I'm not the type of woman who's afraid to flaunt her body. My hair is gorgeous, my thighs are shapely, and I would never leave home without at least a few inches of cleavage. Today I was feeling extra hot, pausing in front of each storefront to check myself out in the reflection. I slapped my ass when a Wall Street pig wolf-whistled in passing, then dug my pointed nail into his leg. The whale keeled over, and I stomped a heel into his chest as I continued my promenade. I had somewhere to be, and was already late.

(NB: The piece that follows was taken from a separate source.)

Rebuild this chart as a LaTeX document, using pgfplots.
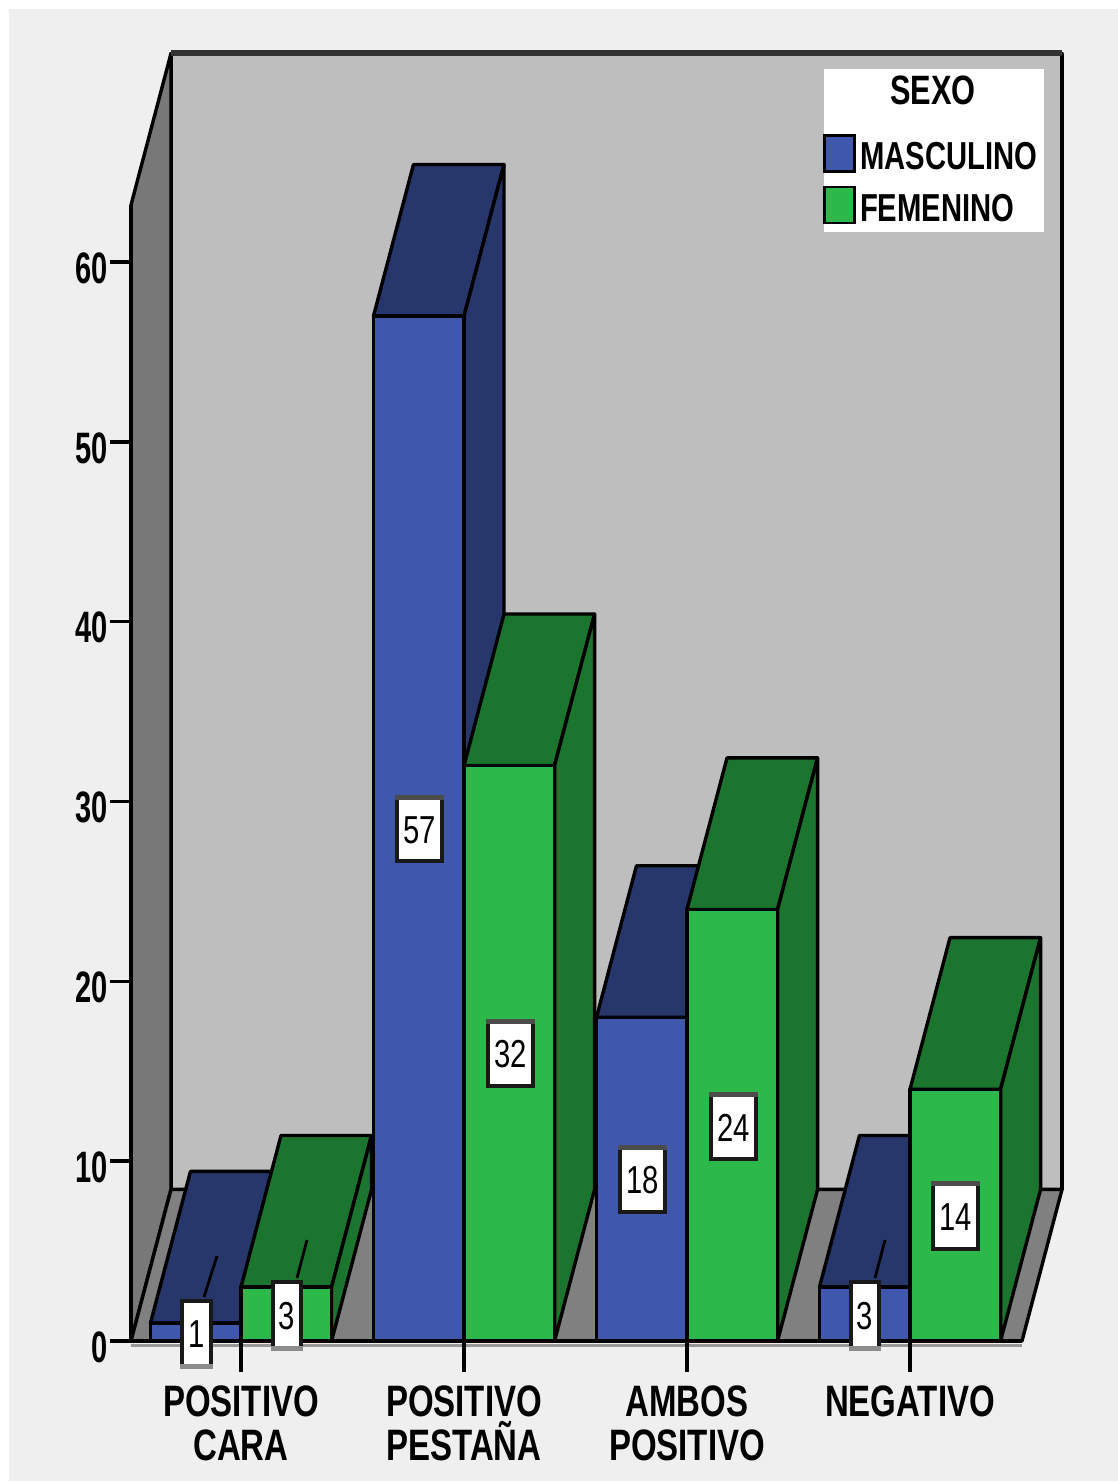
\documentclass[border=0pt]{standalone}
\usepackage{pgfplots}
\pgfplotsset{compat=1.18}
\usepackage{fontspec}
\setmainfont{Liberation Sans}[FakeStretch=0.75]
\newfontfamily\tickfont{Liberation Sans}[FakeStretch=0.66]
\definecolor{pagebg}{HTML}{EFEFEF}
\definecolor{wallback}{HTML}{BEBEBE}
\definecolor{wallside}{HTML}{787878}
\definecolor{wallfloor}{HTML}{808080}
\definecolor{masc}{HTML}{3F58AB}
\definecolor{mascdark}{HTML}{27366B}
\definecolor{fem}{HTML}{2DB84A}
\definecolor{femdark}{HTML}{1C752E}
\newcommand{\depthx}{0.1794}
\newcommand{\depthy}{8.43}
\newcommand{\barhalf}{0.203}
% One solid bar: category position, side of the group (-1 or 1), value, colours
\newcommand{\solidbar}[5]{%
  \pgfmathsetmacro\xl{#1+(#2-1)*\barhalf}%
  \pgfmathsetmacro\xr{#1+(#2+1)*\barhalf}%
  \pgfmathsetmacro\xlb{\xl+\depthx}%
  \pgfmathsetmacro\xrb{\xr+\depthx}%
  \pgfmathsetmacro\yb{#3+\depthy}%
  \addplot[forget plot,fill=#5,draw=black,line width=1.7pt,line join=round] coordinates {(\xl,#3)(\xr,#3)(\xrb,\yb)(\xlb,\yb)} --cycle;
  \addplot[forget plot,fill=#5,draw=black,line width=1.7pt,line join=round] coordinates {(\xr,0)(\xr,#3)(\xrb,\yb)(\xrb,\depthy)} --cycle;
  \addplot[forget plot,ybar,bar width=0.406,bar shift={#2*0.203},fill=#4,draw=black,line width=1.7pt,line join=round] coordinates {(#1,#3)};
}
% White value tag with a shaded band on its border, positioned in page pixels
\newcommand{\valuetag}[7]{%
  \fill[white] (axis cs:#1,#3) rectangle (axis cs:#2,#4);
  \draw[black!90,line width=1.7pt] (axis cs:#1,#3) rectangle (axis cs:#2,#4);
  \fill[#7] (axis cs:#1-2,#5) rectangle (axis cs:#2+2,#5+5);
  \node[font=\fontsize{19.5}{20}\selectfont,inner sep=0pt] at (axis cs:{(#1+#2)/2},{(#3+#4)/2+1}) {#6};
}
\begin{document}
\begin{tikzpicture}
\fill[white] (0,0) rectangle (559pt,741pt);
\fill[pagebg] (4.5pt,0.5pt) rectangle (559pt,736.5pt);
\begin{axis}[
  at={(65.5pt,70.5pt)},anchor=south west,
  scale only axis,width=445.5pt,height=568pt,
  xmin=-0.4933,xmax=3.5022,ymin=0,ymax=63.18,
  clip=false,axis on top,
  axis lines*=left,axis line style={-,line width=1.7pt,black},
  tick align=outside,
  xtick={0,1,2,3},
  xticklabels={{POSITIVO\\CARA},{POSITIVO\\PESTAÑA},{AMBOS\\POSITIVO},{NEGATIVO}},
  xticklabel style={align=center,font=\fontsize{22}{22}\selectfont\bfseries,inner sep=0pt,yshift=-11.75pt},
  ytick={0,10,20,30,40,50,60},
  yticklabel style={font=\fontsize{22}{22}\tickfont\bfseries,inner sep=0pt,yshift=-3pt,xshift=-1pt},
  /pgf/number format/assume math mode=true,
  major tick length=10.5pt,
  ytick style={line width=1.7pt,black},
  xtick style={line width=1.7pt,black,/pgfplots/major tick length=15.5pt},
  legend style={at={(0.7767,1.1179)},anchor=north west,draw=none,fill=none,inner sep=0pt,
    font=\fontsize{19.5}{20}\selectfont\bfseries,cells={anchor=west},
    /tikz/every even column/.style={column sep=3pt},row sep=6.5pt},
  legend image code/.code={\draw[#1,line width=1.3pt] (0pt,-9pt) rectangle (15pt,9pt);},
]
% Room: back wall, left wall, floor
\addplot[forget plot,fill=wallback,draw=black,line width=1.7pt,line join=round] coordinates {(-0.3139,8.43)(3.6816,8.43)(3.6816,71.61)(-0.3139,71.61)} --cycle;
\addplot[forget plot,fill=wallside,draw=black,line width=1.7pt,line join=round] coordinates {(-0.4933,0)(-0.4933,63.18)(-0.3139,71.61)(-0.3139,8.43)} --cycle;
\addplot[forget plot,fill=wallfloor,draw=black,line width=1.7pt,line join=round] coordinates {(-0.4933,0)(-0.3139,8.43)(3.6816,8.43)(3.5022,0)} --cycle;
\draw[black!80,line width=3pt] (axis cs:-0.3139,71.61) -- (axis cs:3.6816,71.61);
% Legend panel
\fill[white] (axis cs:2.6143,70.75) rectangle (axis cs:3.6009,61.68);
% Shadow under the base line
\draw[gray!80,line width=1.6pt] (axis cs:-0.4933,-0.25) -- (axis cs:3.5022,-0.25);
% Bars, left to right, each with its group's two series
\solidbar{0}{-1}{1}{masc}{mascdark}
\solidbar{0}{1}{3}{fem}{femdark}
\solidbar{1}{-1}{57}{masc}{mascdark}
\solidbar{1}{1}{32}{fem}{femdark}
\solidbar{2}{-1}{18}{masc}{mascdark}
\solidbar{2}{1}{24}{fem}{femdark}
\solidbar{3}{-1}{3}{masc}{mascdark}
\solidbar{3}{1}{14}{fem}{femdark}
\addlegendimage{empty legend}
\addlegendentry{\hspace*{15pt}\raisebox{5pt}{\fontsize{20.5}{21}\selectfont SEXO}}
\addlegendimage{fill=masc,draw=black}
\addlegendentry{\raisebox{-4.5pt}{MASCULINO}}
\addlegendimage{fill=fem,draw=black}
\addlegendentry{\raisebox{-4.5pt}{FEMENINO}}
\end{axis}
% Value tags sit above the base line and are set in page pixels
\begin{axis}[
  at={(0pt,0pt)},anchor=south west,
  scale only axis,width=559pt,height=741pt,
  xmin=0,xmax=1118,ymin=0,ymax=1482,y dir=reverse,
  axis lines=none,clip=false,
]
\draw[black,line width=1.4pt] (axis cs:204,1297) -- (axis cs:217,1256);
\draw[black,line width=1.4pt] (axis cs:297,1278) -- (axis cs:307,1240);
\draw[black,line width=1.4pt] (axis cs:875,1278) -- (axis cs:885,1240);
\valuetag{182}{211}{1301}{1366}{1364}{1}{gray!90}
\valuetag{273}{301}{1282}{1348}{1346}{3}{gray!90}
\valuetag{851}{879}{1282}{1348}{1346}{3}{gray!90}
\valuetag{397}{442}{797}{861}{795}{57}{black!70}
\valuetag{488}{533}{1021}{1086}{1019}{32}{black!70}
\valuetag{620}{665}{1147}{1212}{1145}{18}{black!70}
\valuetag{711}{756}{1094}{1159}{1092}{24}{black!70}
\valuetag{933}{978}{1183}{1249}{1181}{14}{black!70}
\end{axis}
\end{tikzpicture}
\end{document}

I arrived at my destination: a ritzy hotel on Fourth Avenue. Now I don't consider myself to be an opportunist, but I was meeting an older gentleman for brunch. My outfit showed just enough skin to draw attention, but it was far from trashy. Still, I felt judgment from the geriatric Trumpers as I glided into the dining hall. Your typical blue-haired hags with copious wrinkles and obese husbands. Their disdainful stares gave me the confidence to lower my neckline, strut over to my man, and slowly lower my hand onto his chest as I began to sit at our table seductively.

Horrifically, just as my bend reached peak extension, a massive fart roared from my ass. My cheeks fluttered, as the trumpet-like blast echoed throughout the dining area for five sustained seconds. It smelled foul. The dusty grandmothers dropped their cutlery in shock, and some adjusted their hearing aids. I was mortified, and hoped that there was no stain on the back of my expensive dress.

Feeling the emergence of tears, I looked up at my man. He was laughing. Right then I knew: he was a chauvinist, just like the sow who catcalled me on the street. I slapped him across the face, and he fell out of his chair. Everyone stared as I stormed out of the restaurant, out of the hotel, and back into the street. I had never felt more humiliated in my entire life, and ran back home to cry.

Have any of you ever farted in public? I have never felt so embarrassed, and I don't know how I'm ever going to live this down.

March 18, 2018

2 Comments • Newest first

Chema

That's completely normal for a hooker on crack
you crazy bitches sure let dem bipolar disorders get the best of you

Reply March 21, 2018 - edited
DeeeMon

Sure, my favorites are when I'm walking and farting at the same time. So satisfying, yet hilarious, a fart for each step, dood.